Provided data
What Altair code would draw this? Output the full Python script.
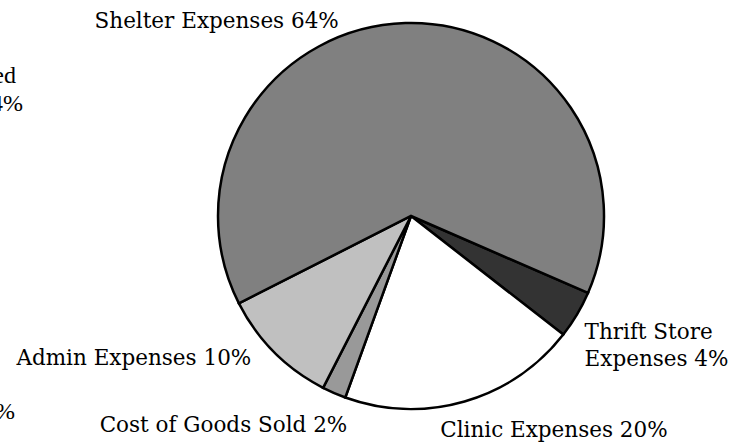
import math
import altair as alt
import pandas as pd

# ---- data ----
categories = ["Thrift Store Expenses", "Clinic Expenses", "Cost of Goods Sold",
              "Admin Expenses", "Shelter Expenses"]
values = [4, 20, 2, 10, 64]
labels = ["Thrift Store\nExpenses 4%", "Clinic Expenses 20%", "Cost of Goods Sold 2%",
          "Admin Expenses 10%", "Shelter Expenses 64%"]
colors = ["#333333", "#ffffff", "#999999", "#c0c0c0", "#808080"]

# clipped fragments of neighbouring labels visible at the left edge
fragments = ["ed", "4%", "%"]

df = pd.DataFrame({
    "idx": list(range(len(categories))),
    "cat": categories,
    "value": values,
    "label": labels,
})

W, H = 746, 442
CX, CY, R = 411, 216, 193
start = math.radians(113.5)
theta_scale = alt.Scale(domain=[0, sum(values)], range=[start, start + 2 * math.pi])
FONT = "DejaVu Serif"

pie = alt.Chart(df).mark_arc(radius=R, stroke="black", strokeWidth=2.5).encode(
    theta=alt.Theta("value:Q", stack=True, scale=theta_scale),
    color=alt.Color("cat:N", scale=alt.Scale(domain=categories, range=colors), legend=None),
    order=alt.Order("idx:Q"),
    x=alt.value(CX),
    y=alt.value(CY),
)

base_lbl = alt.Chart(df).transform_window(
    cum="sum(value)", sort=[alt.SortField("idx")]
).transform_calculate(mid="datum.cum - datum.value / 2")

label_style = {
    "Thrift Store Expenses": dict(align="left", dx=-7, dy=16),
    "Clinic Expenses": dict(align="left", dx=-29, dy=19),
    "Cost of Goods Sold": dict(align="right", dx=20, dy=23),
    "Admin Expenses": dict(align="right", dx=-11, dy=1),
    "Shelter Expenses": dict(align="right", dx=-66, dy=22),
}

label_layers = []
for cat in categories:
    st = label_style[cat]
    label_layers.append(
        base_lbl.transform_filter(alt.datum.cat == cat).mark_text(
            font=FONT, fontSize=21.5, color="black", baseline="alphabetic",
            lineBreak="\n", lineHeight=27, **st
        ).encode(
            theta=alt.Theta("mid:Q", scale=theta_scale),
            radius=alt.value(210),
            x=alt.value(CX),
            y=alt.value(CY),
            text="label:N",
        )
    )

frag_df = pd.DataFrame({"t": fragments})
frag_pos = {"ed": (16, 83), "4%": (23, 111), "%": (15, 419)}
frag_layers = []
for f in fragments:
    fx, fy = frag_pos[f]
    frag_layers.append(
        alt.Chart(frag_df).transform_filter(alt.datum.t == f).mark_text(
            font="Liberation Serif", fontSize=24, align="right", baseline="alphabetic",
            color="black"
        ).encode(x=alt.value(fx), y=alt.value(fy), text="t:N")
    )

chart = alt.layer(pie, *label_layers, *frag_layers).properties(
    width=W, height=H, padding=0,
    autosize=alt.AutoSizeParams(type="none"),
).configure_view(stroke=None)

chart.save("out.html", embed_options={"renderer": "svg", "actions": False})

Exercise goal
Without the images, write out each line of the data verbatim.

Written response
What Altair code would draw this? Output the full Python script.
import math
import altair as alt
import pandas as pd

# ---- data ----
categories = ["Thrift Store Expenses", "Clinic Expenses", "Cost of Goods Sold",
              "Admin Expenses", "Shelter Expenses"]
values = [4, 20, 2, 10, 64]
labels = ["Thrift Store\nExpenses 4%", "Clinic Expenses 20%", "Cost of Goods Sold 2%",
          "Admin Expenses 10%", "Shelter Expenses 64%"]
colors = ["#333333", "#ffffff", "#999999", "#c0c0c0", "#808080"]

# clipped fragments of neighbouring labels visible at the left edge
fragments = ["ed", "4%", "%"]

df = pd.DataFrame({
    "idx": list(range(len(categories))),
    "cat": categories,
    "value": values,
    "label": labels,
})

W, H = 746, 442
CX, CY, R = 411, 216, 193
start = math.radians(113.5)
theta_scale = alt.Scale(domain=[0, sum(values)], range=[start, start + 2 * math.pi])
FONT = "DejaVu Serif"

pie = alt.Chart(df).mark_arc(radius=R, stroke="black", strokeWidth=2.5).encode(
    theta=alt.Theta("value:Q", stack=True, scale=theta_scale),
    color=alt.Color("cat:N", scale=alt.Scale(domain=categories, range=colors), legend=None),
    order=alt.Order("idx:Q"),
    x=alt.value(CX),
    y=alt.value(CY),
)

base_lbl = alt.Chart(df).transform_window(
    cum="sum(value)", sort=[alt.SortField("idx")]
).transform_calculate(mid="datum.cum - datum.value / 2")

label_style = {
    "Thrift Store Expenses": dict(align="left", dx=-7, dy=16),
    "Clinic Expenses": dict(align="left", dx=-29, dy=19),
    "Cost of Goods Sold": dict(align="right", dx=20, dy=23),
    "Admin Expenses": dict(align="right", dx=-11, dy=1),
    "Shelter Expenses": dict(align="right", dx=-66, dy=22),
}

label_layers = []
for cat in categories:
    st = label_style[cat]
    label_layers.append(
        base_lbl.transform_filter(alt.datum.cat == cat).mark_text(
            font=FONT, fontSize=21.5, color="black", baseline="alphabetic",
            lineBreak="\n", lineHeight=27, **st
        ).encode(
            theta=alt.Theta("mid:Q", scale=theta_scale),
            radius=alt.value(210),
            x=alt.value(CX),
            y=alt.value(CY),
            text="label:N",
        )
    )

frag_df = pd.DataFrame({"t": fragments})
frag_pos = {"ed": (16, 83), "4%": (23, 111), "%": (15, 419)}
frag_layers = []
for f in fragments:
    fx, fy = frag_pos[f]
    frag_layers.append(
        alt.Chart(frag_df).transform_filter(alt.datum.t == f).mark_text(
            font="Liberation Serif", fontSize=24, align="right", baseline="alphabetic",
            color="black"
        ).encode(x=alt.value(fx), y=alt.value(fy), text="t:N")
    )

chart = alt.layer(pie, *label_layers, *frag_layers).properties(
    width=W, height=H, padding=0,
    autosize=alt.AutoSizeParams(type="none"),
).configure_view(stroke=None)

chart.save("out.html", embed_options={"renderer": "svg", "actions": False})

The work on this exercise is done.